Dr David Thompson working on a laptop

A day in the life of a Senior Developer

In this edition of "A Day in the Life at Catalyst" we meet Dr David Thompson, Senior Developer.

What does your role involve?

As a senior developer, my role is to solve difficult technical problems that meet the human needs of our clients and the people they provide services to. Most of my work is in the "back-end" systems that process, store and provide data to the "front-end" sites you would visit in your web browser and to integrate securely with other systems via APIs.

Additionally, I consider performance, reliability, security and accessibility to ensure we are providing robust and practical solutions in a cost-conscious way.

What languages do you use in your work?

I come into this role as something of a professional generalist. While I primarily work with the Python programming language, I have also spent time on:

  • eLearning and content management systems in PHP
  • supporting front-end codebases in half a dozen JavaScript frameworks
  • computer vision systems and other non-web applications in languages like C++ and Java.

Across all of the work that I do, one of the most important languages is English. I need to support and coordinate with my colleagues and work with my clients, to build a common understanding of their requirements and values. Getting the best results requires a good understanding of the "why" questions, not just the "how"s.

What does your typical day look like?

A typical day varies from project to project but usually starts with coffee. Not just to wake up the brain but as an almost meditative time to draw the threads of my work together and plan out what I need to be doing in the day.

If there are some deep technical tasks with clear requirements, I'll block out a few hours to sit with the problem and find a good way to make it work. Often, this involves writing some tests first to be sure of the "business logic" and then building out the code that satisfies those tests.

Where the requirements still need refinement, I'll work with my team and clients to zero in on what is needed. Sometimes, this means designing solution architecture, experimenting and prototyping - but just as often, it is about actively listening and asking the right questions.

Additionally, we aim to not only solve the immediate problem but to ensure that it is maintainable for the future so that other developers and operational staff will be able to understand what this system does and why.

Tell us about a recent problem you helped solve.

Recently, I had a client with an ongoing digital transformation programme. They needed to streamline their academic systems for reporting learners' grades to ease some of their administrative workloads during the busiest times of the year.

I built a system that takes in spreadsheet data via a file upload, checking that it is the right file type with all of the expected fields. First, it validates the data to ensure that the information supplied is in the right "shape". Next, the system verifies that information against other systems that store details about learners, courses and enrolments. If any discrepancies are discovered they're matched back to specific rows and cells on the spreadsheet.

The system provides administrators with early visibility of any information quality problems rather than finding out later when things don't match their expectations. This means students can get their results reliably and without unforeseen delays.

What do you enjoy about working at Catalyst?

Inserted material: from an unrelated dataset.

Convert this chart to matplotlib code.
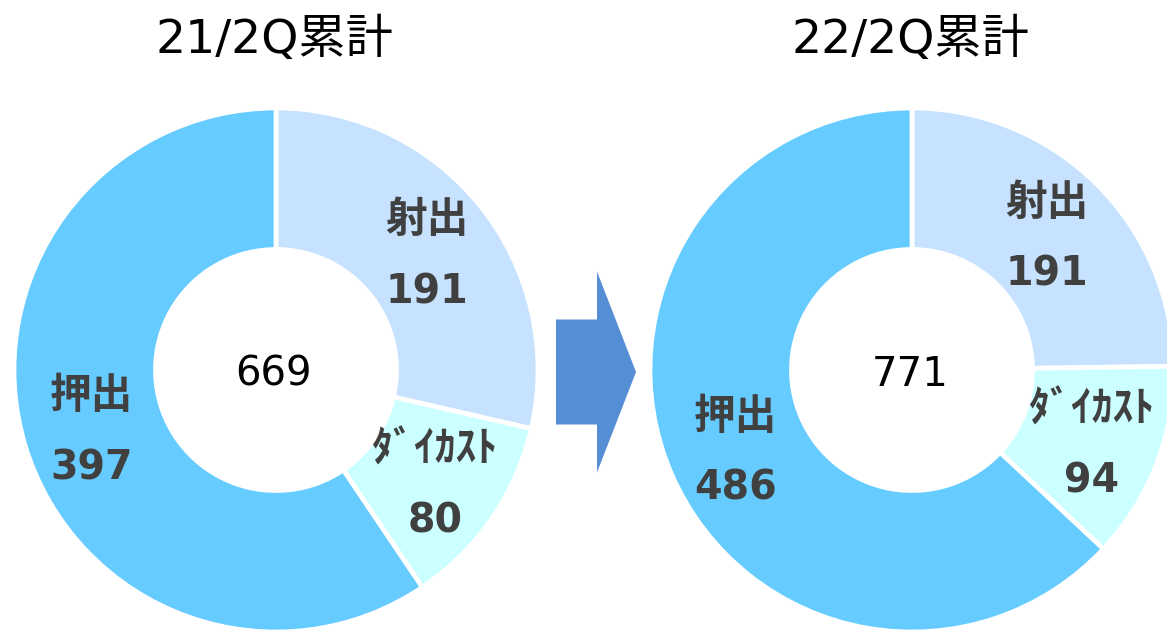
"""Two donut charts (21/2Q vs 22/2Q cumulative) with an arrow between them."""

import numpy as np
import matplotlib

matplotlib.use("Agg")
import matplotlib.pyplot as plt
from matplotlib.patches import FancyArrow

plt.rcParams["font.family"] = ["DejaVu Sans", "Noto Sans CJK JP"]
JP = ["Noto Sans CJK JP", "DejaVu Sans"]

# data
categories = ["射出", "ﾀﾞｲｶｽﾄ", "押出"]
values_21 = [191, 80, 397]
values_22 = [191, 94, 486]
totals = [669, 771]
titles = ["21/2Q累計", "22/2Q累計"]
colors = ["#C6E2FF", "#CCFFFF", "#66CCFF"]

W, H = 1167, 631
fig = plt.figure(figsize=(W / 100, H / 100), dpi=100)
ax = fig.add_axes([0, 0, 1, 1])

R = 262
centers = [(276, H - 370), (912, H - 370)]
hole = 0.46
text_col = "#404040"

for vals, total, title, (cx, cy) in zip([values_21, values_22], totals, titles, centers):
    wedges, _ = ax.pie(
        vals,
        radius=R,
        center=(cx, cy),
        startangle=90,
        counterclock=False,
        colors=colors,
        wedgeprops=dict(width=R * (1 - hole), edgecolor="white", linewidth=3.4),
    )
    for w, name, v in zip(wedges, categories, vals):
        mid = np.deg2rad((w.theta1 + w.theta2) / 2)
        lx = cx + 0.735 * R * np.cos(mid)
        ly = cy + 0.735 * R * np.sin(mid) - 5
        ax.text(lx, ly + 35, name, ha="center", va="center", fontsize=30,
                fontweight="bold", color=text_col, family=JP)
        ax.text(lx, ly - 37, str(v), ha="center", va="center", fontsize=28.5,
                fontweight="bold", color=text_col)
    ax.text(cx - 2, cy - 5, str(total), ha="center", va="center", fontsize=29, color="black")
    ax.text(cx - 2, H - 40, title, ha="center", va="center", fontsize=34, color="black")

# arrow between the two charts
ax.add_patch(FancyArrow(556, H - 372, 80, 0, width=105, head_width=201,
                        head_length=39, length_includes_head=True,
                        color="#558ED5", linewidth=0))

ax.set_xlim(0, W)
ax.set_ylim(0, H)
ax.set_aspect("equal")
ax.axis("off")

fig.savefig("out.png", dpi=100)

I started working here nearly ten years ago when some regulations changed, and I suddenly didn't have the funds to finish my Computer Science/Education PhD. One of the things that attracted me to Catalyst was its open source ethos: contributing to not just a company but to communities. Sharing the features that we build on open platforms and frameworks means that we can all spend more time doing new things, improving the software and serving more people's needs.

That's also a large part of why I'm still working here ten years later. I get to collaborate with great people, tackling novel and interesting real-world problems and generally making things better in meaningful ways. That is a culture I am proud to be a part of.